I started reading Gypsy by Trade a couple of months ago. At the time, they (they being Nick and Lael) were mid-bike tour and hanging out in Ukraine. Knowing nothing about them, I sort of thought it was cool, as I’ve pondered a Euro bike tour in the past, but have been far too entranced by the landscape in my immediate vicinity to really do anything about it. Then they flew back to Denver and started working their way west, by bike and by hitchhiking, to ride the Kokopelli and then tour across southern Utah into Arizona where they did some amazing looking riding in the Sedona/Flagstaff area. I started following more closely.
They mentioned Scott in their blog as a source of AZT info, so I mentioned them to Scott. Apparently in the past, they’d exchanged emails, and I said how cool it would be to meet them if they made it all the way down to Tucson on the AZT.
As it turned out, Lael wanted to run the Tucson Marathon and they had plans to hang out in Tucson for a few days, so we invited them over.
It’s always fun to see different bike touring set ups. With my history, I’m used to checking out the lightweight setups, saddle bags made of cuban-fiber, sleeping pads made of Reflectix…minimalist. Even on our luxury overnight tours, lighter is always better (as I learned by taking both my heavy bag and heavy pad on the Gila Thanksgiving trip and discovering that I really could make my bike weigh a metric ton and still pretty much run out of food).
But I’ve never taken a close look at a bike that has everything for a six-month adventure spanning the world where racing isn’t involved. I can understand living off the bike for three weeks in a Tour Divide situation, so I can extrapolate that to a 30-day tour like Kurt’s across the Colorado Plateau, but I’ve never really tried to wrap my head around a tour that lasted half a year. A tour that had a start point of wherever the cheapest ticket to Europe could be found, and an endpoint of wherever they ended up when they decided to come back to the States.
It’s pretty cool.
They had to ride up to the Hilton to register for the race in the afternoon, so we spent the morning putting fat bikes together in honor of Global Fat Bike Day. I’m a little embarrassed to admit that not only was mine still in the car from when we pulled up to our home in Tucson, but it still hadn’t been put back together after it flew back from AK after the ITI. But I guess it makes sense, I had AZ trips to take part in during March last year, and AZT race to do in April, and then the bike didn’t make the cut for traveling bikes for the summer.

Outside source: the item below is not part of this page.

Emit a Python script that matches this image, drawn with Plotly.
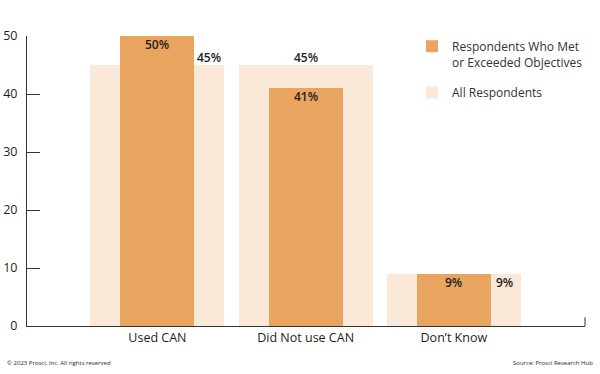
import plotly.graph_objects as go

categories = ["Used CAN", "Did Not use CAN", "Don’t Know"]
met_values = [50, 41, 9]
all_values = [45, 45, 9]
y_ticks = [0, 10, 20, 30, 40, 50]
met_name = "Respondents Who Met<br>or Exceeded Objectives"
all_name = "All Respondents"

DARK = "#E9A45F"
LIGHT = "#FAE8D8"
TXT = "#1e1e1e"
FONT = "Open Sans"

fig = go.Figure()
fig.add_trace(go.Bar(x=list(range(len(categories))), y=all_values, width=0.905,
                     marker=dict(color=LIGHT, line=dict(width=0)), name=all_name,
                     legendgroup="b", legendrank=2, hoverinfo="skip"))
fig.add_trace(go.Bar(x=list(range(len(categories))), y=met_values, width=0.5,
                     marker=dict(color=DARK, line=dict(width=0)), name=met_name,
                     legendgroup="a", legendrank=1, hoverinfo="skip"))

ann = []
lab_font = dict(family=FONT, size=12, color=TXT, weight=600)
for i, v in enumerate(met_values):
    ann.append(dict(x=i, y=v, xref="x", yref="y", text=f"{v}%", showarrow=False,
                    yanchor="top", yshift=2, font=lab_font))
for i, (v, m) in enumerate(zip(all_values, met_values)):
    if m > v:
        ann.append(dict(x=i + 0.345, y=v, text=f"{v}%", showarrow=False,
                        yanchor="bottom", yshift=-3, font=lab_font))
    elif m < v:
        ann.append(dict(x=i, y=v, text=f"{v}%", showarrow=False,
                        yanchor="bottom", yshift=-3, font=lab_font))
    else:
        ann.append(dict(x=i + 0.345, y=v, text=f"{v}%", showarrow=False,
                        yanchor="top", yshift=2, font=lab_font))

small = dict(family=FONT, size=6, color=TXT)
ann.append(dict(xref="paper", yref="paper", x=-0.0394, y=-0.1276, text="© 2023 Prosci, Inc. All rights reserved",
                showarrow=False, xanchor="left", yanchor="middle", font=small))
ann.append(dict(xref="paper", yref="paper", x=1.018, y=-0.1276, text="Source: Prosci Research Hub",
                showarrow=False, xanchor="right", yanchor="middle", font=small))

fig.update_layout(
    width=600, height=374,
    margin=dict(l=27, r=15, t=36, b=48, autoexpand=False),
    paper_bgcolor="white", plot_bgcolor="white",
    barmode="overlay",
    bargap=0,
    showlegend=True,
    legend=dict(x=0.69, y=1.014, xanchor="left", yanchor="top", valign="top",
                font=dict(family=FONT, size=12, color="#333333"),
                traceorder="grouped", tracegroupgap=12, bgcolor="rgba(0,0,0,0)"),
    annotations=ann,
    shapes=[dict(type="line", xref="paper", yref="paper", x0=1, x1=1, y0=0, y1=0.03,
                 line=dict(color="#333333", width=1))],
    xaxis=dict(tickmode="array", tickvals=list(range(len(categories))), ticktext=categories,
               range=[-0.88, 2.885], showline=True, linecolor="#333333", linewidth=1,
               ticks="", showgrid=False, zeroline=False, automargin=False,
               tickfont=dict(family=FONT, size=12.5, color=TXT, weight=500)),
    yaxis=dict(range=[0, 50], tickvals=y_ticks, showline=True, linecolor="#333333", linewidth=1,
               ticks="inside", ticklen=13, tickcolor="#333333", tickwidth=1,
               showgrid=False, zeroline=False, ticklabelstandoff=6, automargin=False,
               tickfont=dict(family=FONT, size=12.5, color=TXT)),
    font=dict(family=FONT),
)

fig.write_html("out.html", config={"displayModeBar": False},
               post_script="document.body.style.margin='0px';")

Still, I felt guilty.
I felt even worse after I discovered that not only did it lack a cassette, it also lacked rear brake pads. I’m not really sure which bike benefited from those parts…
Luckily, we were able to piece together a cassette from Scott’s random parts bin and Nick had a spare pair of brakes pads, so we went out in celebration of Fat Bikes…and really, just bikes in general. What started as a 20 minute spin on the Pima trails on a variety of bikes behind the house turned into a loop of the little mountain which turned into a mini-loop on Starr Pass. No one had a pump, no one had water. It all turned out brilliantly.
With low enough tire pressure, even Starr Pass doesn’t seem that rough.
I went out for my prescribed tempo ride after we got back and Nick and Lael headed off to register and camp for the night. It gave me a good, solid 90 minutes of riding to think about what sort of things involving bikes excited me, what didn’t, and what sort of things I could do while paying the proper respect to my body.
Should I step away from racing completely and start riding south to Peru, like, tomorrow? Should I go ‘tour’ the Triple Crown? Should I buy an Airstream and make the summer a six-month road trip going from mountain bike destination to mountain bike destination? Should I suck it up and stick to the ‘goals’ I had laid out a month before as a ‘real’ bike racer?
Clearly, 90 minutes of riding isn’t really enough time to process all the options, but the beauty of the situation is that regardless of what I decide to do, here and now, there’s no better place to be than Tucson…except for maybe Peru. Or Australia. Or New Zealand.